(※写真はイメージです/PIXTA)

内閣府『高齢者の生活と意識に関する国際比較調査(令和2年度)』によると、日本人が「今後は収入の伴う仕事をしたくない」と考える理由として、「ゆっくりとした生活がしたいから」と答えた人の割合が最も高く、60~64歳で45.5%、65~69歳では52.3%にのぼっています。一方、長年家事や家計管理を担ってきた配偶者側は、「ようやく自分の負担が軽く…」と考えるケースも少なくありません。
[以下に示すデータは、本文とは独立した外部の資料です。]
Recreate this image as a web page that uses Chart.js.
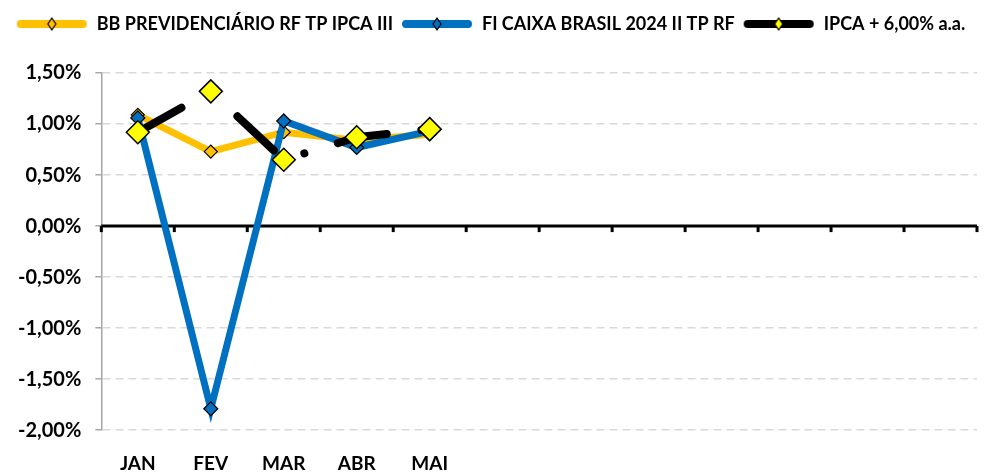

こうした夫婦間の意識のギャップが、退職直後から“見えない亀裂”として表面化するケースもあります。

夫婦で迎える“新しい生活”の再設計

現在、和夫さんは週2日ほど、近隣の学習塾で軽作業のアルバイトをしているそうです。久美さんも趣味の手芸サークルに通うなど、互いに“自分の時間”と“家の時間”を持ち寄りながら、生活の再構築が始まっています。

 

定年退職を迎えると、これまで仕事中心だった生活が一変し、自宅で過ごす時間が長くなります。その変化によって、家事の分担や食事の準備、1日の過ごし方など、夫婦のあいだで新たなルールや役割を話し合う必要が出てくるのです。退職は“自由な時間が増える”と同時に、“家庭の中での立場や関わり方が問われる”転機でもあります。

 

「最初からうまくいくなんて思っていませんでした。でも、何も言わなければ私はずっと不満を抱えたままだったと思います。小さなひと言が、夫婦の新しい関係の“スタート”になった気がしますね」

 

“自由な老後”の裏に潜む「家庭内の再調整」。そこには、“リタイアした夫”と“長年支えてきた妻”の新しいかたちが、少しずつ築かれていくのかもしれません。